Social Media Forming Social Consciousness

Publishing the Voice of the Proletariat

The very platform on which many of the investing companies advertised their donations provides the public with the ability to criticize. In his 1936 The Work of Art in the Age of Mechanical Reproduction, Walter Benjamin notes that more people have gained the ability to act as an author or critic as opposed to acting as only a reader: “The difference [between author and reader] becomes merely functional… At any moment the reader is ready to turn into a writer.” This lack of distinction between author and reader has increasingly become true as social media sites have been developed and popularized. Anyone with access to the internet has the ability to freely create an account and post a critique of any topic. The public can immediately and visibly comment on any post, opening up corporations and elite individuals to criticism not only from other entities within their social class, but also the greater public.

To use Marxist terms, Twitter publicizes the voice of the proletariat. Common opinions and beliefs within the proletariat class that before may have gone unnoticed now exist on the same plane as does the voice of elite entities. Although elite entities are more likely to have a greater number of followers and are therefore more likely to have their individual messages seen by more people, the majority of Twitter accounts are “unverified” individuals. The mere volume of dissenting messages alone, however, is a power in itself.

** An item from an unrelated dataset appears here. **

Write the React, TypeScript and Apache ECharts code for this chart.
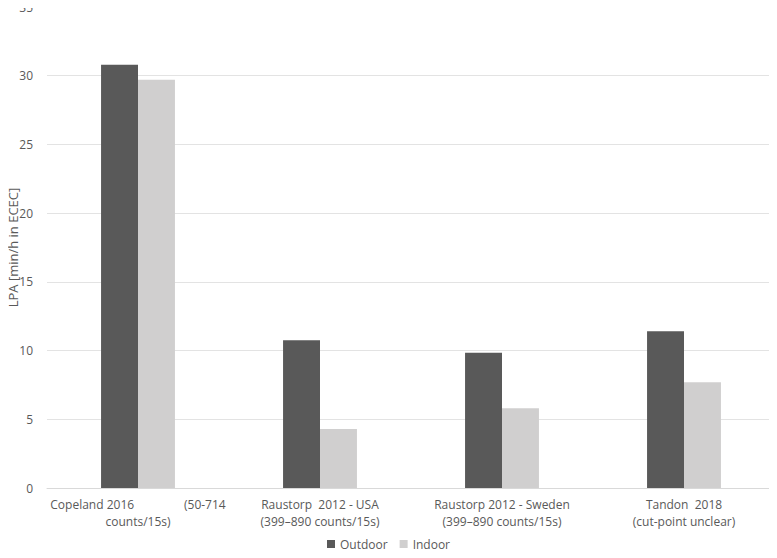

When major companies announced their monetary support to rebuild the Notre Dame, many people on Twitter noted the inherent contradiction of the idea of a profitable, “philanthropic” corporation. Twitter users also noted how the money donated to rebuild this cathedral could have been used to more directly make a positive impact in the world. Others wondered how companies could both assert that an increase in corporate taxes or the minimum wage would force a decrease in production and could at the same time afford to donate hundreds of millions of Euros. The priorities of the French government implied by President Macron changing the topic of his address to the nation from a response to the populist Yellow vests movement to rebuilding the Notre Dame Cathedral did not go unnoticed. The public backlash was so great that the front page of the New York Times on April 18, 2019, contained the headline, “Pledges to Notre Dame by Rich Stir Resentment.” The opinions within the proletariat class gained so much traction on social media that more traditional forms of media took notice, further popularizing the dissenters’ opinions.

A Marxist Critique

Although the decision of the major donating companies to pledge and advertise support for this cause is indeed indicative of ill-placed value in our society, the criticisms of this decision largely fail to attack the root of the problem. Marx wrote of a base-superstructure relationship, where the economic system of a society produces all other aspects of society. The massive profits of corporations necessitated the labor relationships of the capitalist system. The “profit above all else” mentality in the neoliberal capitalist system drove the contributing companies to donate in an attempt to foster a positive public image. The causes that those who critiqued these companies deemed as worthier of receiving financial assistance (i.e. clean water in Flint) arguably exist as a result of the capitalist system. Even those that are not directly caused by the inequalities inherent in this system nevertheless require funds from wealthy entities. Charitable causes are reliant upon the wealthy, who gained their wealth by operating within the capitalist system. Charity is both necessitated by the inequality within the capitalist system and depends upon those who benefit from the exploitation of others in this very system. A critique attacking the root of the problem would not argue that those donating to rebuild Notre Dame should have donated to other causes; rather, such a critique would argue that the neoliberal capitalist system itself needs overthrowing, not revising.

Class Consciousness

Regardless, Twitter allows not only for individuals to proclaim their beliefs to those in places of power, but also to fellow proletariats. Marx believed that the proletariat class would form an effective revolutionary party once they had formed a class consciousness. Through Twitter, the individual proletariat’s beliefs can be reinforced on a grand scale. Multiple individual beliefs that the Notre Dame donations are misguided becomes the belief of a mass of people. Social media clearly provides the ability to affect conversations surrounding any given event or topic; perhaps, then, social media can act as a catalyst in achieving class consciousness among the proletariat.